- **Source records**
______

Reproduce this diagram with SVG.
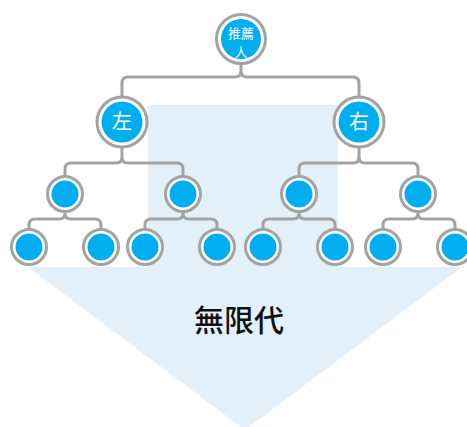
<svg xmlns="http://www.w3.org/2000/svg" width="467" height="427" viewBox="0 0 467 427">
<style>
.bg{fill:#e3f0fa}
.ring{fill:#ffffff;stroke:#a3a3a3;stroke-width:3}
.dot{fill:#00aeef}
.conn{fill:none;stroke:#a3a3a3;stroke-width:3;stroke-linejoin:round}
.wt{fill:#ffffff;font-family:"Noto Sans CJK TC","Noto Sans CJK SC",sans-serif;text-anchor:middle}
.bt{fill:#111111;font-family:"Noto Sans CJK TC","Noto Sans CJK SC",sans-serif;text-anchor:middle;font-size:30px;font-weight:500}
</style>
<rect width="467" height="427" fill="#ffffff"/>
<g id="arrow-bg">
<rect class="bg" x="148" y="105" width="190" height="163"/>
<polygon class="bg" points="28,267 462,267 245,430"/>
</g>
<g id="connectors">
<path class="conn" d="M122,97 V83 Q122,77 128,77 H235 Q241,77 241,71 V64 M359,97 V83 Q359,77 353,77 H247 Q241,77 241,71"/>
<path class="conn" d="M65,178 V169 Q65,163 71,163 H116 Q122,163 122,157 V147 M183,178 V169 Q183,163 177,163 H128 Q122,163 122,157"/>
<path class="conn" d="M299,178 V169 Q299,163 305,163 H353 Q359,163 359,157 V147 M418,178 V169 Q418,163 412,163 H365 Q359,163 359,157"/>
<path class="conn" d="M29,232 V225 Q29,219 35,219 H59 Q65,219 65,213 V210 M101,232 V225 Q101,219 95,219 H71 Q65,219 65,213"/>
<path class="conn" d="M145,232 V225 Q145,219 151,219 H177 Q183,219 183,213 V210 M217,232 V225 Q217,219 211,219 H189 Q183,219 183,213"/>
<path class="conn" d="M263,232 V225 Q263,219 269,219 H293 Q299,219 299,213 V210 M335,232 V225 Q335,219 329,219 H305 Q299,219 299,213"/>
<path class="conn" d="M383,232 V225 Q383,219 389,219 H412 Q418,219 418,213 V210 M455,232 V225 Q455,219 449,219 H424 Q418,219 418,213"/>
</g>
<g id="n-top"><circle class="ring" cx="241" cy="39" r="24.5"/><circle class="dot" cx="241" cy="39" r="20"/>
<text class="wt" x="241" y="38" font-size="13">推薦</text><text class="wt" x="241" y="57" font-size="13">人</text></g>
<g id="n-left"><circle class="ring" cx="122" cy="122" r="25"/><circle class="dot" cx="122" cy="122" r="20.5"/><text class="wt" x="122" y="129" font-size="20">左</text></g>
<g id="n-right"><circle class="ring" cx="359" cy="122" r="25"/><circle class="dot" cx="359" cy="122" r="20.5"/><text class="wt" x="359" y="129" font-size="20">右</text></g>
<g id="n-l1"><circle class="ring" cx="65" cy="194" r="17.5"/><circle class="dot" cx="65" cy="194" r="13.5"/></g>
<g id="n-l2"><circle class="ring" cx="183" cy="194" r="17.5"/><circle class="dot" cx="183" cy="194" r="13.5"/></g>
<g id="n-r1"><circle class="ring" cx="299" cy="194" r="17.5"/><circle class="dot" cx="299" cy="194" r="13.5"/></g>
<g id="n-r2"><circle class="ring" cx="418" cy="194" r="17.5"/><circle class="dot" cx="418" cy="194" r="13.5"/></g>
<g id="n-a"><circle class="ring" cx="29" cy="247" r="17.5"/><circle class="dot" cx="29" cy="247" r="13.5"/></g>
<g id="n-b"><circle class="ring" cx="101" cy="247" r="17.5"/><circle class="dot" cx="101" cy="247" r="13.5"/></g>
<g id="n-c"><circle class="ring" cx="145" cy="247" r="17.5"/><circle class="dot" cx="145" cy="247" r="13.5"/></g>
<g id="n-d"><circle class="ring" cx="217" cy="247" r="17.5"/><circle class="dot" cx="217" cy="247" r="13.5"/></g>
<g id="n-e"><circle class="ring" cx="263" cy="247" r="17.5"/><circle class="dot" cx="263" cy="247" r="13.5"/></g>
<g id="n-f"><circle class="ring" cx="335" cy="247" r="17.5"/><circle class="dot" cx="335" cy="247" r="13.5"/></g>
<g id="n-g"><circle class="ring" cx="383" cy="247" r="17.5"/><circle class="dot" cx="383" cy="247" r="13.5"/></g>
<g id="n-h"><circle class="ring" cx="455" cy="247" r="17.5"/><circle class="dot" cx="455" cy="247" r="13.5"/></g>
<text class="bt" x="239" y="331">無限代</text>
</svg>
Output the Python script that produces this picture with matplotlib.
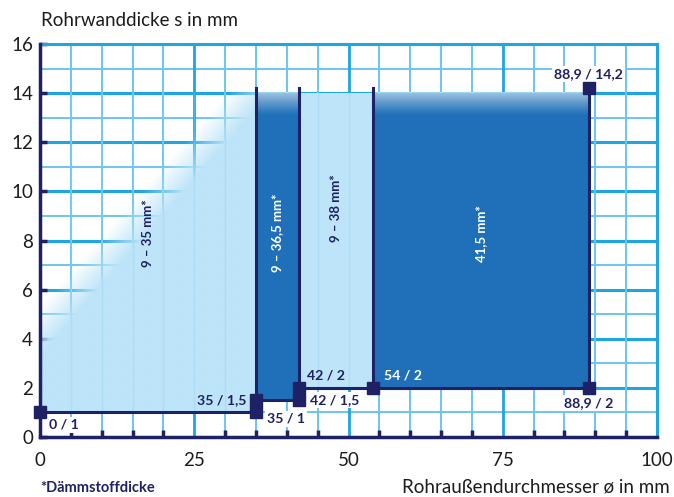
import numpy as np
import matplotlib
matplotlib.use('Agg')
import matplotlib.pyplot as plt

plt.rcParams['font.family'] = ['Lato', 'DejaVu Sans']

# corner points of the range (outer diameter / wall thickness)
diam = [0, 35, 35, 42, 42, 54, 88.9, 88.9]
wall = [1, 1, 1.5, 1.5, 2, 2, 2, 14.2]
point_labels = ['0 / 1', '35 / 1', '35 / 1,5', '42 / 1,5', '42 / 2', '54 / 2', '88,9 / 2', '88,9 / 14,2']

# insulation zones
zone_edges = [0, 35, 42, 54, 88.9]
zone_bottom = [1, 1.5, 2, 2]
zone_top = 14
zone_labels = ['9 – 35 mm*', '9 – 36,5 mm*', '9 – 38 mm*', '41,5 mm*']
zone_dark = [False, True, False, True]

x_ticks = [0, 25, 50, 75, 100]
y_ticks = [0, 2, 4, 6, 8, 10, 12, 14, 16]

navy = '#1e2163'
dark = '#1f70b8'
light = '#bde4f9'
grid_c = '#1ea5e2'
grid_l = '#6cc6ee'
txt = '#1c1c1c'

fig = plt.figure(figsize=(6.74, 4.97), dpi=100)
ax = fig.add_axes([40 / 674, 1 - 437 / 497, 617 / 674, 393 / 497])
ax.set_xlim(0, 100)
ax.set_ylim(0, 16)

# grid
for y in range(1, 17):
    ax.axhline(y, color=grid_c if y % 2 == 0 else grid_l, lw=2.2 if y % 2 == 0 else 1.4, zorder=1)
for x in range(5, 101, 5):
    ax.axvline(x, color=grid_c if x % 25 == 0 else grid_l, lw=2.0 if x % 25 == 0 else 1.4, zorder=1)

# zone fills
for i in range(len(zone_labels)):
    x0, x1 = zone_edges[i], zone_edges[i + 1]
    y0 = zone_bottom[i]
    if i == 0:
        # light zone with diagonal fade towards the upper left
        X, Y = np.meshgrid(np.linspace(x0, x1, 300), np.linspace(y0, zone_top, 300))
        edge = 4.28 + 0.286 * X
        alpha = np.clip((edge - Y) / 2.0 + 0.5, 0, 1)
        img = np.zeros(X.shape + (4,))
        img[..., :3] = matplotlib.colors.to_rgb(light)
        img[..., 3] = alpha
        ax.imshow(img, extent=[x0, x1, y0, zone_top], origin='lower', aspect='auto', zorder=2,
                  interpolation='bilinear')
    else:
        ax.fill_between([x0, x1], y0, zone_top, color=dark if zone_dark[i] else light, lw=0, zorder=2)
        if zone_dark[i]:
            Y = np.linspace(0, 1, 100)[:, None] * np.ones((1, 2))
            img = np.zeros(Y.shape + (4,))
            img[..., :3] = 1
            img[..., 3] = 0.55 * np.clip((Y - 0.93) / 0.07, 0, 1) ** 1.2
            ax.imshow(img, extent=[x0, x1, 1, zone_top], origin='lower', aspect='auto', zorder=2.1,
                      interpolation='bilinear')
    ax.text((x0 + x1) / 2, 8.3 if i != 2 else 9.3, zone_labels[i], rotation=90, ha='center', va='center',
            color='white' if zone_dark[i] else navy, fontsize=9.5, fontweight='bold', zorder=6)

# faint grid seen through the light fills
for x in range(5, 90, 5):
    for i in range(len(zone_labels)):
        if not zone_dark[i] and zone_edges[i] < x < zone_edges[i + 1]:
            ax.plot([x, x], [zone_bottom[i], zone_top], color='#8fd3f3', lw=1, alpha=0.35, zorder=2.5)

# outline and boundaries
ax.plot(diam[:-1], wall[:-1], color=navy, lw=2.2, zorder=4, solid_capstyle='butt')
ax.plot(diam[-2:], wall[-2:], color=navy, lw=2.2, zorder=4)
for x0, y0 in zip(zone_edges[1:4], zone_bottom[:3]):
    ax.plot([x0, x0], [1 if x0 == 35 else y0, max(wall)], color=navy, lw=2.2, zorder=4)
ax.plot(diam, wall, 's', color=navy, ms=9, zorder=8, ls='none', clip_on=False)

# point labels
offsets = [(6.5, -9, 'left'), (8, -4.5, 'left'), (-7, 0, 'right'), (8, 0, 'left'),
           (6, 9, 'left'), (7.5, 9, 'left'), (0, -11, 'center'), (0, 10, 'center')]
for px, py, lab, (dx, dy, ha) in zip(diam, wall, point_labels, offsets):
    white_box = lab in ['0 / 1', '35 / 1', '42 / 1,5', '88,9 / 2', '88,9 / 14,2']
    ax.annotate(lab, (px, py), xytext=(dx, dy), textcoords='offset points', ha=ha, va='center',
                fontsize=10.2, fontweight='bold', color='white' if lab == '54 / 2' else navy, zorder=6,
                bbox=dict(fc='white', ec='none', pad=1.5) if white_box else None)

# axes styling
for s in ['top', 'right']:
    ax.spines[s].set_color(grid_c)
    ax.spines[s].set_linewidth(2.2)
for s in ['left', 'bottom']:
    ax.spines[s].set_color(navy)
    ax.spines[s].set_linewidth(2.5)
    ax.spines[s].set_zorder(7)
ax.set_xticks(x_ticks)
ax.set_xticks(range(5, 100, 5), minor=True)
ax.set_yticks(y_ticks)
ax.tick_params(axis='x', which='both', direction='in', length=5, width=2.5, color=navy, pad=11,
               labelsize=13.5, labelcolor=txt)
ax.tick_params(axis='x', which='major', length=0)
ax.tick_params(axis='y', direction='in', length=5, width=2.5, color=navy, pad=5,
               labelsize=13.5, labelcolor=txt)

fig.text(41 / 674, 1 - 21 / 497, 'Rohrwanddicke s in mm', fontsize=13.5,
         color=txt, va='center', ha='left')
fig.text(670 / 674, 1 - 487 / 497, 'Rohraußendurchmesser ø in mm', fontsize=13.5,
         color=txt, va='center', ha='right')
fig.text(40 / 674, 1 - 488 / 497, '*Dämmstoffdicke', fontsize=10.5, fontweight='bold', color=navy,
         va='center', ha='left')

fig.savefig('out.png', dpi=100)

______

- **INSTRUCTION**
In the listing above, find the line containing "Output the Python" and the line containing "ax.axvline(x, color=grid_c if", then return both of them and every line between, exactly, without pictures.

- **TASK RESPONSE**
Output the Python script that produces this picture with matplotlib.
import numpy as np
import matplotlib
matplotlib.use('Agg')
import matplotlib.pyplot as plt

plt.rcParams['font.family'] = ['Lato', 'DejaVu Sans']

# corner points of the range (outer diameter / wall thickness)
diam = [0, 35, 35, 42, 42, 54, 88.9, 88.9]
wall = [1, 1, 1.5, 1.5, 2, 2, 2, 14.2]
point_labels = ['0 / 1', '35 / 1', '35 / 1,5', '42 / 1,5', '42 / 2', '54 / 2', '88,9 / 2', '88,9 / 14,2']

# insulation zones
zone_edges = [0, 35, 42, 54, 88.9]
zone_bottom = [1, 1.5, 2, 2]
zone_top = 14
zone_labels = ['9 – 35 mm*', '9 – 36,5 mm*', '9 – 38 mm*', '41,5 mm*']
zone_dark = [False, True, False, True]

x_ticks = [0, 25, 50, 75, 100]
y_ticks = [0, 2, 4, 6, 8, 10, 12, 14, 16]

navy = '#1e2163'
dark = '#1f70b8'
light = '#bde4f9'
grid_c = '#1ea5e2'
grid_l = '#6cc6ee'
txt = '#1c1c1c'

fig = plt.figure(figsize=(6.74, 4.97), dpi=100)
ax = fig.add_axes([40 / 674, 1 - 437 / 497, 617 / 674, 393 / 497])
ax.set_xlim(0, 100)
ax.set_ylim(0, 16)

# grid
for y in range(1, 17):
    ax.axhline(y, color=grid_c if y % 2 == 0 else grid_l, lw=2.2 if y % 2 == 0 else 1.4, zorder=1)
for x in range(5, 101, 5):
    ax.axvline(x, color=grid_c if x % 25 == 0 else grid_l, lw=2.0 if x % 25 == 0 else 1.4, zorder=1)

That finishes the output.